**What you have to do**
Everything from the first line of the data through the line with "plt.rcParams['font.family'] = ['Liberation" is to be echoed exactly, minus the pictures.

**Given data**
☆ ☆ ☆ ☆ ☆ ☆ ☆

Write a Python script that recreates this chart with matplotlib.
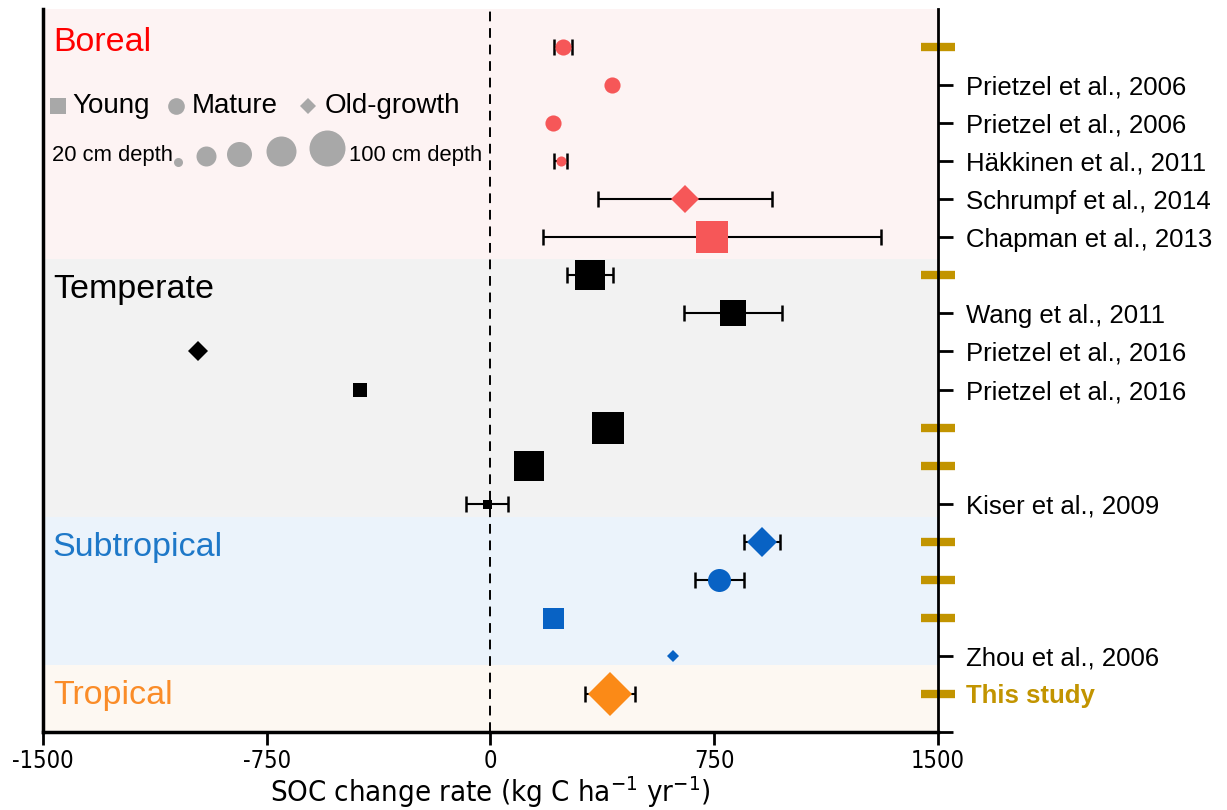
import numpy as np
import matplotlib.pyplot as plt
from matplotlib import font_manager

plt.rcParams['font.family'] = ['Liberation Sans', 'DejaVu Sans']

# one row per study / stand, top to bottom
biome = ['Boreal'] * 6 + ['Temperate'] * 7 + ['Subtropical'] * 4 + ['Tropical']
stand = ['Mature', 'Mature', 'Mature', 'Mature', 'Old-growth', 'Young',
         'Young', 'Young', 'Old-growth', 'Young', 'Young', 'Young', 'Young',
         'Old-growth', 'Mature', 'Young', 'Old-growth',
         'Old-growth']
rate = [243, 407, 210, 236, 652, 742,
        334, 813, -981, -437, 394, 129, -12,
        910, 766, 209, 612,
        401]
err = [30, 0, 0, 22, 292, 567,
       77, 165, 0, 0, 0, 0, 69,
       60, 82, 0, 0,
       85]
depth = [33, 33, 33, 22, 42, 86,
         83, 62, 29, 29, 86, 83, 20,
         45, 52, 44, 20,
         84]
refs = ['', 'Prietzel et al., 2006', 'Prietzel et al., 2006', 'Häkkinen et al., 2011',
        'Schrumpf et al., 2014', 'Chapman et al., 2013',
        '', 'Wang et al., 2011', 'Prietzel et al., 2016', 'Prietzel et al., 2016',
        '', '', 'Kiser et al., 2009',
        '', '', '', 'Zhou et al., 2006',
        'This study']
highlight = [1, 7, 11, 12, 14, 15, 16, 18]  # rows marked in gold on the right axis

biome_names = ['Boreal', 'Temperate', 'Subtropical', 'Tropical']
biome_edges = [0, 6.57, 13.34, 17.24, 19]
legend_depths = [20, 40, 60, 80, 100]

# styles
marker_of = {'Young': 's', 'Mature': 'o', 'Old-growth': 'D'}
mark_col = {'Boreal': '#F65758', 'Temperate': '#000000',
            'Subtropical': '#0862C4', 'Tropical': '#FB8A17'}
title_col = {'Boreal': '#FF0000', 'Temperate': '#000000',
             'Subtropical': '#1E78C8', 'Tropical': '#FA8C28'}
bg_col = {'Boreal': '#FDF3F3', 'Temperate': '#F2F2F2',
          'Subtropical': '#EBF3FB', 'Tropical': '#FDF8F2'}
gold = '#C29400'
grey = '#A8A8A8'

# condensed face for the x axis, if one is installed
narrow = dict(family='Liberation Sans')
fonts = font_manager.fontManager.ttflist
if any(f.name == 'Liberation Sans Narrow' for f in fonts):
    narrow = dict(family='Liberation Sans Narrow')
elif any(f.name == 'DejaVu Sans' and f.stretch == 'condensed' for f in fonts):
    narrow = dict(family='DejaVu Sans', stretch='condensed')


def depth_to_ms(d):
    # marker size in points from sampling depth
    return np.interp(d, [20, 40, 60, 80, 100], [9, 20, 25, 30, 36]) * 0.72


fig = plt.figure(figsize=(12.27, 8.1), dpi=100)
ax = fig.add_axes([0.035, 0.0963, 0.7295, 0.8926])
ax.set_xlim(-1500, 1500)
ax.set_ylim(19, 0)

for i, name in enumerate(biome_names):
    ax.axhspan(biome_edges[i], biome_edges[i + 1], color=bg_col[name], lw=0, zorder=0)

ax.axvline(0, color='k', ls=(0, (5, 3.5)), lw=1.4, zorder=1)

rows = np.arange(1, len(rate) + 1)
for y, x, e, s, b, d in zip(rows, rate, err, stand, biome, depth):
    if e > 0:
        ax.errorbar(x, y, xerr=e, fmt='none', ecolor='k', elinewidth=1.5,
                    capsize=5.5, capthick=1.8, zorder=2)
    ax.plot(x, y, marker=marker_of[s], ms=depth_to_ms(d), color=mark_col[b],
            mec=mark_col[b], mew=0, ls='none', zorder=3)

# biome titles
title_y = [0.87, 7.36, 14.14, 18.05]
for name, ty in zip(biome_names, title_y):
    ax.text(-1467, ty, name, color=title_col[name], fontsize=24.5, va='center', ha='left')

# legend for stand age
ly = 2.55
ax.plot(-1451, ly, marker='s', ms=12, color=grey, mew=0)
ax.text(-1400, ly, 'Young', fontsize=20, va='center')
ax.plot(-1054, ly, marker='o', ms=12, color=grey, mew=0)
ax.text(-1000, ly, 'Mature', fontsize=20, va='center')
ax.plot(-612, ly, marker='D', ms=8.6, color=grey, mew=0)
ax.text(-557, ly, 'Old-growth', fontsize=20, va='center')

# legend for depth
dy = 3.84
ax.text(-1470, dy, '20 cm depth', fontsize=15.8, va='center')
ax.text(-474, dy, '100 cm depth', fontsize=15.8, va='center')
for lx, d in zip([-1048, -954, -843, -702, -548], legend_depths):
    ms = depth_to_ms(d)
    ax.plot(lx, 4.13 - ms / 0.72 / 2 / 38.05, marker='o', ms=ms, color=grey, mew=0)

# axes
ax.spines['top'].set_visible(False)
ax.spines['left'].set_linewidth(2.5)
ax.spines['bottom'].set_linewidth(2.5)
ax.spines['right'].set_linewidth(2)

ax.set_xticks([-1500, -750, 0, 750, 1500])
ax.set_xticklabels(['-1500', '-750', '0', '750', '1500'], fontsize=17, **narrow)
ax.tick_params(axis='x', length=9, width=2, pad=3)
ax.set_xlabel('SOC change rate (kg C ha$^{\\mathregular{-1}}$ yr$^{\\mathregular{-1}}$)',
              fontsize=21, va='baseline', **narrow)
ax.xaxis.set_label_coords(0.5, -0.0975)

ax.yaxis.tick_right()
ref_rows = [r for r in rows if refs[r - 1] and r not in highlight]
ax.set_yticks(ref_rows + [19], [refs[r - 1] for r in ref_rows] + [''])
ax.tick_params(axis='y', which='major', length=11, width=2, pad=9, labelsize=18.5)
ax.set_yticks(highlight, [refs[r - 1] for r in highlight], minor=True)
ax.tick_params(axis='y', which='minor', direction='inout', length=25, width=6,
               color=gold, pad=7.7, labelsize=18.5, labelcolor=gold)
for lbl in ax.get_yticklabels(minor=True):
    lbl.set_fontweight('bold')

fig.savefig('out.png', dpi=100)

☆ ☆ ☆ ☆ ☆ ☆ ☆

**Answer for the task**
Write a Python script that recreates this chart with matplotlib.
import numpy as np
import matplotlib.pyplot as plt
from matplotlib import font_manager

plt.rcParams['font.family'] = ['Liberation Sans', 'DejaVu Sans']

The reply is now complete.